### PROVIDED INFORMATION
+++
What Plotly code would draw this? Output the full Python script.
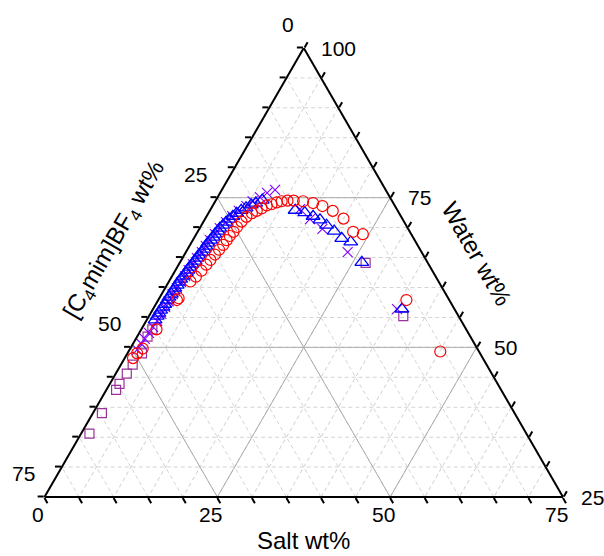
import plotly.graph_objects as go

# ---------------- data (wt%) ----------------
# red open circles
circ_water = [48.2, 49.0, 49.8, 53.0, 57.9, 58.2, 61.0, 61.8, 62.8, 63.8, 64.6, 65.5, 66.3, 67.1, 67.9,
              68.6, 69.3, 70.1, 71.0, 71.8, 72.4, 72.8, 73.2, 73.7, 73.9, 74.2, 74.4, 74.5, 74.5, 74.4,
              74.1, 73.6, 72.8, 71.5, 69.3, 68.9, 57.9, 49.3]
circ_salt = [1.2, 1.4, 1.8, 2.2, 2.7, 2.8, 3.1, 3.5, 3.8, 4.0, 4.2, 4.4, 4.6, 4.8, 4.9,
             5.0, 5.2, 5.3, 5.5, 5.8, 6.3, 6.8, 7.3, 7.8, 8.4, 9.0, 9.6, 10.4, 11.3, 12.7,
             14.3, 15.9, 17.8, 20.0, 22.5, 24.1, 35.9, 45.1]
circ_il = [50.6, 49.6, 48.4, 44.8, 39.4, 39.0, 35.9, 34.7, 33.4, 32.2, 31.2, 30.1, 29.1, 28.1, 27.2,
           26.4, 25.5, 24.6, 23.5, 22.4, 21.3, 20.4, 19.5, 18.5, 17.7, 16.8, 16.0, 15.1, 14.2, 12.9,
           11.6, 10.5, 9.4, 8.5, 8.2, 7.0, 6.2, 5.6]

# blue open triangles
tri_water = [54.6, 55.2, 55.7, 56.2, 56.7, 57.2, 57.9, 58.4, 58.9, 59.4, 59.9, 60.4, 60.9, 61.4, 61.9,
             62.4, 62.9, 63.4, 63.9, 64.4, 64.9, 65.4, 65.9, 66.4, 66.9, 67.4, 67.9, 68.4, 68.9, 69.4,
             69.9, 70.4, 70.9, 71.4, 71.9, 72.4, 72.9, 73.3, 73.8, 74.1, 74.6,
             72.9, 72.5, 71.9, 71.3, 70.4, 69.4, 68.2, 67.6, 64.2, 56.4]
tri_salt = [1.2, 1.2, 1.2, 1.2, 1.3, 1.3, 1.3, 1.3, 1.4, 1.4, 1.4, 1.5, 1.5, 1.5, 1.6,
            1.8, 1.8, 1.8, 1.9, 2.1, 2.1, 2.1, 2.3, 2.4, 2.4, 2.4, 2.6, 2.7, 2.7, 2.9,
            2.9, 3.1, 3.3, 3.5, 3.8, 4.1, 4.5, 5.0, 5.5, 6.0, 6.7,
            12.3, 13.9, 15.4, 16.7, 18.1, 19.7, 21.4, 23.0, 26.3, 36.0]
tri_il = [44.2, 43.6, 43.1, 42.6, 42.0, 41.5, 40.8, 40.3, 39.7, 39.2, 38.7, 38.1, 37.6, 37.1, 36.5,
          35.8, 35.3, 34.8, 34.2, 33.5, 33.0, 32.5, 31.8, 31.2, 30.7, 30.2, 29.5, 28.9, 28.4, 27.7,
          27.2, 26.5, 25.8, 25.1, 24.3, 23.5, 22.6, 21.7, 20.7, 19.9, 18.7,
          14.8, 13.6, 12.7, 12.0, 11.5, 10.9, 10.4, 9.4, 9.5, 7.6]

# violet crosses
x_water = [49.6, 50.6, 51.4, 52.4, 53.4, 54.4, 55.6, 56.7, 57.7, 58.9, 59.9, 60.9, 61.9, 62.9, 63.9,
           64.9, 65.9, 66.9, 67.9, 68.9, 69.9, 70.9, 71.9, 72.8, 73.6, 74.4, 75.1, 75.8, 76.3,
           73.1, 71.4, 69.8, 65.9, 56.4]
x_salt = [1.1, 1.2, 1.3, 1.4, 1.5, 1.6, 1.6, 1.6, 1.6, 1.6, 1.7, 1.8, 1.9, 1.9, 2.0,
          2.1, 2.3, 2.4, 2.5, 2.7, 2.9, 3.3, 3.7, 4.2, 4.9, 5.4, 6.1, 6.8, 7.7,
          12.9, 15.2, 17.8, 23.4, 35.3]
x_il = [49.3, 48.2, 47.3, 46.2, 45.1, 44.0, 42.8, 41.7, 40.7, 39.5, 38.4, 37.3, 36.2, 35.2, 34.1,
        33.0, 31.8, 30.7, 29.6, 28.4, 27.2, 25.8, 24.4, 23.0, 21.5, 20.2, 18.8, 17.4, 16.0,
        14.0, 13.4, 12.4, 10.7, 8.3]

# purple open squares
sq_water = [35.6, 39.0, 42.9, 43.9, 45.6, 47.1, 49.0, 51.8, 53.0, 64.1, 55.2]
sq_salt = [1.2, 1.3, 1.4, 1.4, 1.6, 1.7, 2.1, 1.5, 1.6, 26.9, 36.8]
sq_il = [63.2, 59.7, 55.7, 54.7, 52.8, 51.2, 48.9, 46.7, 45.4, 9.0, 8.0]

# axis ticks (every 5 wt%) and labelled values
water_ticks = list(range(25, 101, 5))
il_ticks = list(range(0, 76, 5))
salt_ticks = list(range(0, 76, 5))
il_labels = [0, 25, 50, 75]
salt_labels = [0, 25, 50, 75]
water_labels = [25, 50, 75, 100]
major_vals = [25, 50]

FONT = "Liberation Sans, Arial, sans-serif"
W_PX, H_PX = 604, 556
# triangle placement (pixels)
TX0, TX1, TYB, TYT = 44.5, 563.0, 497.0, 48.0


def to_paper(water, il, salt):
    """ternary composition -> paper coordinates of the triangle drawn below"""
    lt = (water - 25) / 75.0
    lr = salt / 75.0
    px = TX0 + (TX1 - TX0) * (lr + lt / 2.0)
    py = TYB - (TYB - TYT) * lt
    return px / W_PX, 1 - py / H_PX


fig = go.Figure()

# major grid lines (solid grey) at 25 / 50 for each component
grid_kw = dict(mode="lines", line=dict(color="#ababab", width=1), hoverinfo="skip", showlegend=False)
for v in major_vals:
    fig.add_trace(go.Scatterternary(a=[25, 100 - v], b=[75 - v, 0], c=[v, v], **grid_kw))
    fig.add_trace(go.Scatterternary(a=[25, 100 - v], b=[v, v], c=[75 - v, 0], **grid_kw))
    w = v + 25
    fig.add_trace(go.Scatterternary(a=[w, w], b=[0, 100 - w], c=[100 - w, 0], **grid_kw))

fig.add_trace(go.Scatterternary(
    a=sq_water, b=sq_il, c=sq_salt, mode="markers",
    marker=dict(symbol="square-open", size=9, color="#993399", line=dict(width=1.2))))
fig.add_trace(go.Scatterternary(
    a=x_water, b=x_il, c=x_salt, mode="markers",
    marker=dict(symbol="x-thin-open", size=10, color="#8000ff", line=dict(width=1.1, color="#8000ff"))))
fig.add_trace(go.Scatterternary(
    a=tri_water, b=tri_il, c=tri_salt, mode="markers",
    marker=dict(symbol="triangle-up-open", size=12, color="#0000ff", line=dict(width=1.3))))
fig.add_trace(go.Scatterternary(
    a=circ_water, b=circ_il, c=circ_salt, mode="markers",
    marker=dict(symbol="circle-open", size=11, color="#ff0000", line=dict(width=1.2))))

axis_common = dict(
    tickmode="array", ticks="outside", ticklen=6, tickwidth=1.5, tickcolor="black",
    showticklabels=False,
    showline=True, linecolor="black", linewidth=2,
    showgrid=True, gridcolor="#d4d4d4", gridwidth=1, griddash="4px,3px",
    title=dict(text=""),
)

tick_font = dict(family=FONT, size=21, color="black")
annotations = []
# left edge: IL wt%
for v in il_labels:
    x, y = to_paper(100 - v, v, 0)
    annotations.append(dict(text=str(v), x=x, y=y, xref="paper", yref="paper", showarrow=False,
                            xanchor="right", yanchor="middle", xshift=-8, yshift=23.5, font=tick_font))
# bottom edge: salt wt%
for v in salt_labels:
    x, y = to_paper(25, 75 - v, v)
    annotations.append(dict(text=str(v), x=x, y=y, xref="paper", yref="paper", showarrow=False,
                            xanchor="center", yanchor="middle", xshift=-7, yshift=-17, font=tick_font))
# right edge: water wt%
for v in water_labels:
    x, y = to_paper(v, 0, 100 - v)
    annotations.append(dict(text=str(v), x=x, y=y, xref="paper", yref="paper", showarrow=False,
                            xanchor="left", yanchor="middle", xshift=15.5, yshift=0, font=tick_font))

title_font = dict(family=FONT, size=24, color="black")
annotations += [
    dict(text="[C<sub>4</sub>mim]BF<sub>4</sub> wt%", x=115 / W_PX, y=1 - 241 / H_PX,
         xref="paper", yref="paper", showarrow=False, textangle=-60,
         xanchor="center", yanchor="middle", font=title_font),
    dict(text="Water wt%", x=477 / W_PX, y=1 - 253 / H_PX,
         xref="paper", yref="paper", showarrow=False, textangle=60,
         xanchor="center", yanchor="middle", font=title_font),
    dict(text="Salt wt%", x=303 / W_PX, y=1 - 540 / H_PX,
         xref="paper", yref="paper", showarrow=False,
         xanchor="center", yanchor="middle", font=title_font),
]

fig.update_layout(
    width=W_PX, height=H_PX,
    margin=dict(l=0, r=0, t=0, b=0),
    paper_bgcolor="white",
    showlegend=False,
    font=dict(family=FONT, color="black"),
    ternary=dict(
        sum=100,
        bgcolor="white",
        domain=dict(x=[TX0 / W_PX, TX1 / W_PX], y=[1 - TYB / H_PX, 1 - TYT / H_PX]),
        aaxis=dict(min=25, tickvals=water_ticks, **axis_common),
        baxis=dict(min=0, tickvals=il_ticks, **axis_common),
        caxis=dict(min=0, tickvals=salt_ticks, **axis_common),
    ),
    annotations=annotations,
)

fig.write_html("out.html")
+++
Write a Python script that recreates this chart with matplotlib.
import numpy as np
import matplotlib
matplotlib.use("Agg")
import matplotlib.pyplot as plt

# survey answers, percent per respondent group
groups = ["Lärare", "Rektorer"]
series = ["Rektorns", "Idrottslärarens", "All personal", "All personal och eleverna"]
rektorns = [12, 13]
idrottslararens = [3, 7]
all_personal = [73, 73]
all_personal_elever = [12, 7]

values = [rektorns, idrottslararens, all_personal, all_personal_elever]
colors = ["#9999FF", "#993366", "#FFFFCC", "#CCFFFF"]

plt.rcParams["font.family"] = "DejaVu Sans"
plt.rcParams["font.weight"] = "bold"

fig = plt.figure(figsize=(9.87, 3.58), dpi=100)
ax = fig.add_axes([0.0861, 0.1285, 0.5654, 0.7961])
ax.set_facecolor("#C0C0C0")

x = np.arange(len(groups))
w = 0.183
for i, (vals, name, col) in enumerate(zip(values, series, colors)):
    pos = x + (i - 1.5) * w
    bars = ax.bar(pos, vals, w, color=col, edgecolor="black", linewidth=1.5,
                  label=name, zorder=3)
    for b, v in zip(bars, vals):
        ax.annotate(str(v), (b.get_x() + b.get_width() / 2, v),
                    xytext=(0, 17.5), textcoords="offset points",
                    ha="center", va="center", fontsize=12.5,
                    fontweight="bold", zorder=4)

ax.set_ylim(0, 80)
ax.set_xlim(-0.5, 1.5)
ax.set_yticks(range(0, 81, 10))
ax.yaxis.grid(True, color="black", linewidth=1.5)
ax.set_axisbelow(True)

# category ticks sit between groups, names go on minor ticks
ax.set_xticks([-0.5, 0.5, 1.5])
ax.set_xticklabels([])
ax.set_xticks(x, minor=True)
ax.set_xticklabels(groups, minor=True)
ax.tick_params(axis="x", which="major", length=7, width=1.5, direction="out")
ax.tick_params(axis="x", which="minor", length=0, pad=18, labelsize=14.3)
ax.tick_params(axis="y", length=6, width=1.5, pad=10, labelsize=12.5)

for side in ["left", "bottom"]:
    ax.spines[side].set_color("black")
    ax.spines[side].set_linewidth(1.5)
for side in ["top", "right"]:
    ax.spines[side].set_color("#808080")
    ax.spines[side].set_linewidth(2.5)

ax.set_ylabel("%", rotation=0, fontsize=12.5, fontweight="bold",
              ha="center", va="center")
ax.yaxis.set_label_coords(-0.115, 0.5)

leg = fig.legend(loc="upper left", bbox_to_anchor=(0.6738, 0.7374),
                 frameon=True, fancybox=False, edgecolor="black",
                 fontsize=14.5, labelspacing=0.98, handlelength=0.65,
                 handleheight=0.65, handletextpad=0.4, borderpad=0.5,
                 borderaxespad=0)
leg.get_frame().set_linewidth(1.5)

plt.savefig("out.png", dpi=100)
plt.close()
+++
### GOAL
Reproduce the data above exactly, but only the lines from the one showing "What Plotly code" through the one showing "import plotly.graph_objects as go", with both ends kept and the pictures left out.

### WRITTEN ANSWER
What Plotly code would draw this? Output the full Python script.
import plotly.graph_objects as go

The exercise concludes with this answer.